Raphael Chayim Rosen is the author of the book Pedestal: What Makes American Democracy Stable And Why Your Everyday Thoughts, Words & Actions Determine Its Success and the substack, Lady Liberty’s Pedestal, exploring the political culture, customs, and norms that make American democracy stable.
An award-winning scholar of history, philosophy, and physics trained at Harvard and Cambridge Universities, Rosen is also a novelist, patent-holding inventor, and one of Bloomberg’s Top 25 Social Entrepreneurs in America.
I bought the book because I was intrigued by the grade designation on Amazon — 3rd through 12th grade. A versatile mystery, that’s great, I thought, a Westing Game about start-ups, sounds promising!
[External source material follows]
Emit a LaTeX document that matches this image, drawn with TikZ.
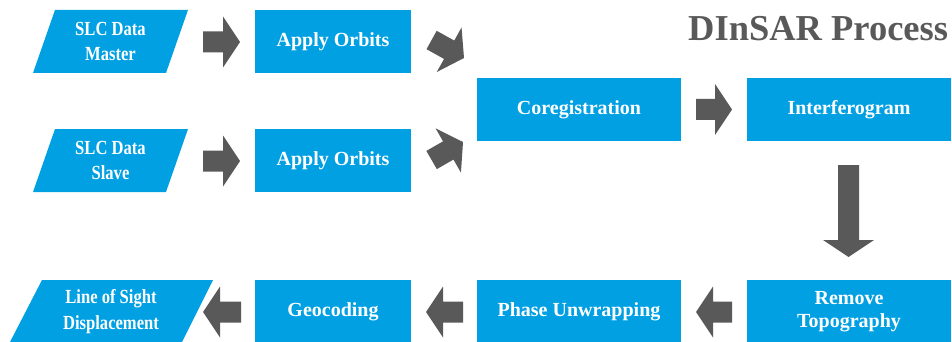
\documentclass[tikz,border=0pt]{standalone}
\usepackage{fontspec}
\setmainfont{Liberation Serif}
\newfontfamily\condfont{Liberation Serif}[FakeStretch=0.83]
\usetikzlibrary{calc}
\definecolor{boxblue}{RGB}{0,160,227}
\definecolor{arrgray}{RGB}{89,89,89}
\newcommand{\blockarrow}[2]{%
  \path coordinate (bah) at ($(#2)!17pt!(#1)$);
  \fill[arrgray] ($(#1)!10.5pt!90:(#2)$) -- ($(bah)!10.5pt!90:(#2)$) --
    ($(bah)!25.5pt!90:(#2)$) -- (#2) -- ($(bah)!25.5pt!-90:(#2)$) --
    ($(bah)!10.5pt!-90:(#2)$) -- ($(#1)!10.5pt!-90:(#2)$) -- cycle;
}
\tikzset{
  box/.style={fill=boxblue, text=white, inner sep=0pt, minimum height=63pt,
    align=center, font=\bfseries\fontsize{20}{23}\selectfont},
  ptext/.style={text=white, inner sep=0pt, align=center,
    font=\condfont\bfseries\fontsize{20}{25}\selectfont},
  pshape/.style={fill=boxblue},
}
\begin{document}
\begin{tikzpicture}[x=1pt,y=-1pt]
\useasboundingbox (0,0) rectangle (952,342);
% parallelograms
\fill[boxblue] (55,10) -- (188,10) -- (166,73) -- (33,73) -- cycle;
\node[ptext] (master) at (110.5,41.5) {SLC Data\\Master};
\fill[boxblue] (55,129) -- (188,129) -- (166,192) -- (33,192) -- cycle;
\node[ptext] (slave) at (110.5,160.5) {SLC Data\\Slave};
\fill[boxblue] (42,280) -- (213,280) -- (181.5,343) -- (9.5,343) -- cycle;
\node[ptext, font=\condfont\bfseries\fontsize{20}{26}\selectfont] (los) at (111,312) {Line of Sight\\Displacement};
% boxes
\node[box, minimum width=156pt] (ao1) at (333,41.5) {Apply Orbits};
\node[box, minimum width=156pt] (ao2) at (333,160.5) {Apply Orbits};
\node[box, minimum width=204pt] (coreg) at (579,109.5) {Coregistration};
\node[box, minimum width=204pt] (interf) at (849,109.5) {Interferogram};
\node[box, minimum width=204pt] (remtopo) at (849,311.5) {Remove\\Topography};
\node[box, minimum width=204pt] (phase) at (579,311.5) {Phase Unwrapping};
\node[box, minimum width=156pt] (geo) at (333,311.5) {Geocoding};
% title
\node[anchor=base west, inner sep=0pt, text=arrgray, font=\bfseries\fontsize{36.5}{40}\selectfont] (title) at (688,41) {DInSAR Process};
% arrow end points
\coordinate (a1s) at (203,42);    \coordinate (a1t) at (240,42);
\coordinate (a2s) at (203,161);   \coordinate (a2t) at (240,161);
\coordinate (d1s) at (431.6,40);  \coordinate (d1t) at (464,58);
\coordinate (d2s) at (431.6,160); \coordinate (d2t) at (463,142);
\coordinate (a3s) at (696,109.5); \coordinate (a3t) at (732,109.5);
\coordinate (dns) at (848.5,165); \coordinate (dnt) at (848.5,257);
\coordinate (l1s) at (732,312);   \coordinate (l1t) at (696,312);
\coordinate (l2s) at (463,312);   \coordinate (l2t) at (426,312);
\coordinate (l3s) at (241,312);   \coordinate (l3t) at (203,312);
\blockarrow{a1s}{a1t}
\blockarrow{a2s}{a2t}
\blockarrow{d1s}{d1t}
\blockarrow{d2s}{d2t}
\blockarrow{a3s}{a3t}
\blockarrow{dns}{dnt}
\blockarrow{l1s}{l1t}
\blockarrow{l2s}{l2t}
\blockarrow{l3s}{l3t}
\end{tikzpicture}
\end{document}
Well, there are a lot of f* words and adult references to sex, including prostitution, so, not for a 3rd grader. That said, I am not sure all those adultifiers were that necessary; the plot, in the end of the day, is high tech / money crime, no direct relevance to sex, gang violence, prostitution, etc., so, I don’t know why the reader had to be dragged through all that.
Profanities aside, the plot itself was so-so, the resolution was not particularly elegant or insightful. The bad guy seems a bit naive, for such a big villain; lets himself get trapped.
I did not hear a special authorial voice that would help this story stand out, it read quite generic to me.